A white supremacist group has targeted Front Range communities over the past month, placing stickers and posters in well-known Denver locations.
Since Monday, Identity Evropa has tweeted pictures showing their posters and stickers with their logo — a white and teal triangle — plastered across the Denver metro area. The photos show stickers in Civic Center Park and the 16th Street Mall. Other photos show a pair of the group’s members holding their flag in the park.
Over the past 30 days, photos from the group show the same materials in Wheat Ridge, Boulder, Fort Collins, Arvada, Loveland and Greeley.
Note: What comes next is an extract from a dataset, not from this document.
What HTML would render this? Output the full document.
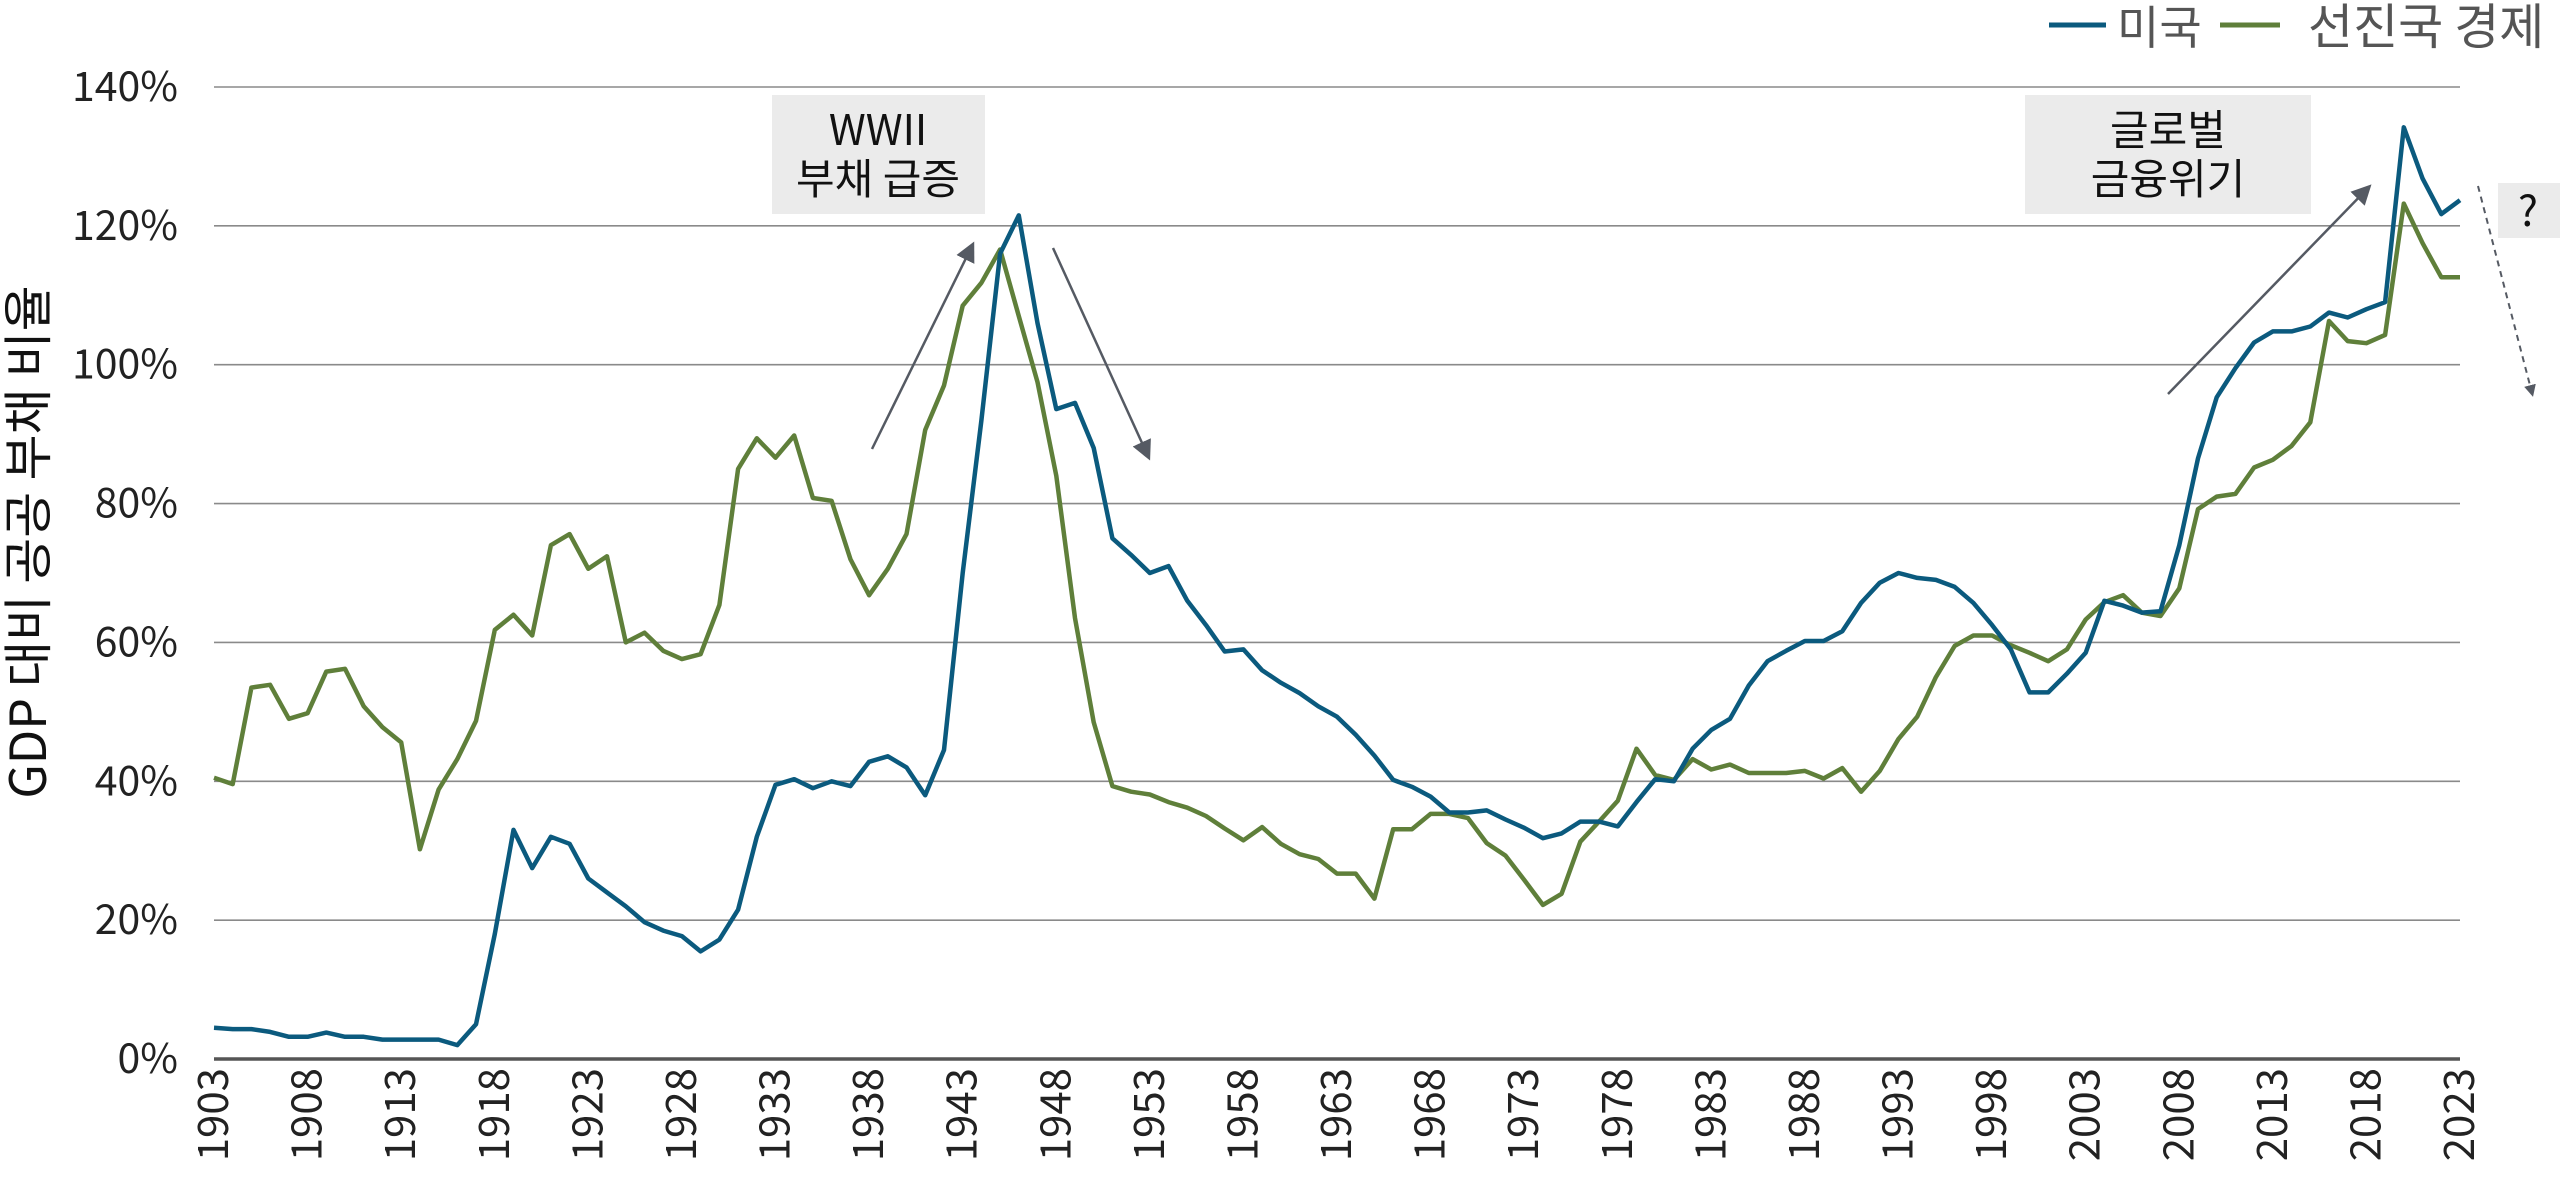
<!DOCTYPE html>
<html><head><meta charset="utf-8">
<style>
html,body{margin:0;padding:0;background:#fff;}
body{width:2560px;height:1186px;overflow:hidden;font-family:"Noto Sans CJK KR","Liberation Sans",sans-serif;}
svg text{font-family:"Noto Sans CJK KR","Liberation Sans",sans-serif;}
</style></head>
<body>
<svg id="chart" width="2560" height="1186" viewBox="0 0 2560 1186" xmlns="http://www.w3.org/2000/svg">
<defs>
<marker id="ah" markerWidth="8" markerHeight="8" refX="6" refY="4" orient="auto" markerUnits="strokeWidth"><path d="M0,0 L8,4 L0,8 z" fill="#555a63"/></marker>
<marker id="ah2" markerWidth="6" markerHeight="6" refX="4" refY="3" orient="auto" markerUnits="strokeWidth"><path d="M0,0 L6,3 L0,6 z" fill="#555a63"/></marker>
</defs>
<g id="grid"></g>
<g id="yticks"></g>
<g id="xticks"></g>
<g id="series"></g>
<text transform="translate(46,542) rotate(-90)" text-anchor="middle" font-size="50" fill="#111">GDP 대비 공공 부채 비율</text>

<g>
<line x1="2049" y1="25" x2="2106" y2="25" stroke="#0b5a7e" stroke-width="5"/>
<text x="2117" y="44" font-size="46" fill="#555">미국</text>
<line x1="2220" y1="25" x2="2280" y2="25" stroke="#5f7f3a" stroke-width="5"/>
<text x="2308" y="44" font-size="49" fill="#555">선진국 경제</text>
</g>

<g>
<rect x="772" y="95" width="213" height="119" fill="#ebebeb"/>
<text x="878" y="145" text-anchor="middle" font-size="42" fill="#111">WWII</text>
<text x="878" y="194" text-anchor="middle" font-size="42" fill="#111">부채 급증</text>
<line x1="872" y1="449" x2="972" y2="246" stroke="#555a63" stroke-width="2.5" marker-end="url(#ah)"/>
<line x1="1053" y1="248" x2="1148" y2="456" stroke="#555a63" stroke-width="2.5" marker-end="url(#ah)"/>
</g>
<g>
<rect x="2025" y="95" width="286" height="119" fill="#ebebeb"/>
<text x="2168" y="145" text-anchor="middle" font-size="42" fill="#111">글로벌</text>
<text x="2168" y="194" text-anchor="middle" font-size="42" fill="#111">금융위기</text>
<line x1="2168" y1="394" x2="2368" y2="188" stroke="#555a63" stroke-width="2.5" marker-end="url(#ah)"/>
</g>
<g>
<rect x="2498" y="183" width="62" height="55" fill="#ebebeb"/>
<text x="2528" y="226" text-anchor="middle" font-size="42" fill="#111">?</text>
<line x1="2478" y1="186" x2="2532" y2="393" stroke="#555a63" stroke-width="2" stroke-dasharray="6,5" marker-end="url(#ah2)"/>
</g>
</svg>
<script>
const years = [];
for (let yr = 1903; yr <= 2023; yr++) years.push(yr);
const yTicks = [0,20,40,60,80,100,120,140];
const xTickYears = [1903,1908,1913,1918,1923,1928,1933,1938,1943,1948,1953,1958,1963,1968,1973,1978,1983,1988,1993,1998,2003,2008,2013,2018,2023];
const usDebt = [4.5,4.3,4.3,3.9,3.2,3.2,3.8,3.2,3.2,2.8,2.8,2.8,2.8,2.0,5,18,33,27.5,32,31,26,24,22,19.7,18.5,17.7,15.5,17.2,21.5,32,39.5,40.3,39,40,39.3,42.8,43.6,42,38,44.5,70,92,116,121.5,106,93.6,94.5,88,75,72.6,70,71,66,62.5,58.7,59,56,54.2,52.7,50.8,49.3,46.7,43.7,40.2,39.2,37.8,35.5,35.5,35.8,34.5,33.3,31.8,32.5,34.2,34.2,33.5,37,40.3,40,44.7,47.4,49,53.8,57.3,58.8,60.2,60.2,61.6,65.7,68.6,70,69.3,69,68,65.7,62.5,59,52.8,52.8,55.5,58.5,66,65.3,64.3,64.5,74,86.5,95.3,99.5,103.2,104.8,104.8,105.5,107.5,106.8,108,109,134.2,126.8,121.7,123.7];
const advDebt = [40.5,39.6,53.5,53.9,49,49.8,55.8,56.2,50.8,47.8,45.6,30.2,38.8,43.2,48.7,61.8,64,61,74,75.6,70.6,72.4,60,61.4,58.8,57.6,58.3,65.4,85,89.4,86.6,89.8,80.8,80.4,72,66.8,70.6,75.6,90.6,97,108.5,111.8,116.6,107,97.5,84,63.5,48.5,39.3,38.5,38.1,37,36.2,35,33.2,31.5,33.4,31,29.5,28.8,26.7,26.7,23.1,33.1,33.1,35.3,35.3,34.7,31.1,29.3,25.8,22.2,23.8,31.3,34.2,37.2,44.7,40.9,40.2,43.2,41.7,42.4,41.2,41.2,41.2,41.5,40.4,41.9,38.5,41.5,46.1,49.3,55,59.5,61,61,59.6,58.5,57.3,59,63.3,65.8,66.8,64.3,63.8,67.8,79.2,81,81.4,85.2,86.3,88.3,91.7,106.3,103.4,103.1,104.3,123.2,117.5,112.6,112.6];

const NS = "http://www.w3.org/2000/svg";
const X0 = 214, X1 = 2460, Y0 = 1059, YTOP = 87;
function xs(yr){ return X0 + (yr - 1903) * (X1 - X0) / 120; }
function ys(v){ return Y0 - v * (Y0 - YTOP) / 140; }

const grid = document.getElementById('grid');
const yt = document.getElementById('yticks');
yTicks.forEach(t => {
  const l = document.createElementNS(NS,'line');
  l.setAttribute('x1', X0); l.setAttribute('x2', X1);
  l.setAttribute('y1', ys(t)); l.setAttribute('y2', ys(t));
  l.setAttribute('stroke', t === 0 ? '#555' : '#8a8a8a');
  l.setAttribute('stroke-width', t === 0 ? 3.5 : 1.6);
  
  
  grid.appendChild(l);
  const tx = document.createElementNS(NS,'text');
  tx.setAttribute('x', 178); tx.setAttribute('y', ys(t) + 14);
  tx.setAttribute('text-anchor', 'end'); tx.setAttribute('font-size', '41');
  tx.setAttribute('fill', '#222');
  tx.textContent = t + '%';
  
  
  yt.appendChild(tx);
});
const xt = document.getElementById('xticks');
xTickYears.forEach(yr => {
  const tx = document.createElementNS(NS,'text');
  const x = xs(yr) + 14, y = 1068;
  tx.setAttribute('transform', 'translate(' + x + ',' + y + ') rotate(-90)');
  tx.setAttribute('text-anchor', 'end'); tx.setAttribute('font-size', '42');
  tx.setAttribute('fill', '#222');
  tx.textContent = yr;
  
  
  xt.appendChild(tx);
});
const ser = document.getElementById('series');
function drawLine(vals, color, name){
  const pts = vals.map((v,i) => xs(years[i]).toFixed(1) + ',' + ys(v).toFixed(1)).join(' ');
  const p = document.createElementNS(NS,'polyline');
  p.setAttribute('points', pts);
  p.setAttribute('fill', 'none'); p.setAttribute('stroke', color);
  p.setAttribute('stroke-width', 4.5); p.setAttribute('stroke-linejoin', 'round');
  
  
  ser.appendChild(p);
}
drawLine(advDebt, '#5f7f3a', 'advanced-economies-line');
drawLine(usDebt, '#0b5a7e', 'us-line');
</script>
</body></html>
The group also held small gatherings at U.S. Immigration and Customs facilities in Centennial and Aurora to thank the agency’s officials for their work.
The Southern Poverty Law Center identifies Identity Evropa as a hate group, one of 21 in Colorado.
“Identity Evropa is at the forefront of the racist ‘alt-right’s’ effort to recruit white, college-aged men and transform them into the fashionable new face of white nationalism,” the center’s website states.
Identity Evropa members helped plan the 2017 Unite the Right Rally in Charlottesville, where rally attendees chanted racist slogans and performed the Nazi salute. A man connected to the white supremacist movement killed a woman at the rally when he drove into a crowd of counter-protesters.
The group has said that it is not racist, but believes in the “preservation of white American culture.” The group advocates for ending all immigration to the U.S. that will “alter America’s historic demographic.”
As the group has upped its efforts in the area, an unknown person spray painted a swastika onto a trail in north Colorado Springs.
Brad Sherman was walking his dogs down the Briargate Trail on Monday evening when he found a large, black swastika painted on the path. He walks the trail behind his home multiple times a week but had been out of town recently and wasn’t sure when the swastika was painted, he said Thursday afternoon.
He reported the swastika to police and public works the next morning, he said. Sherman said he has lived in the neighborhood since 2009 and had never seen anything similar.
“(Briargate Trail) is my quiet place to relax from my day,” said Sherman, who is an attorney. “To see a swastika in the middle of it is fairly upsetting.”
The swastika remained on the sidewalk Wednesday evening, Sherman said.
Incidents like the swastika can be difficult to investigate, Colorado Springs police spokesman Sgt. Craig Simpson said. Police will look for surveillance footage or anybody who saw the act, he said.
“Those kinds of activities are not tolerated in our community,” he said.
An unknown person painted a swastika and anti-Semitic slogans on a Colorado Springs synagogue last year.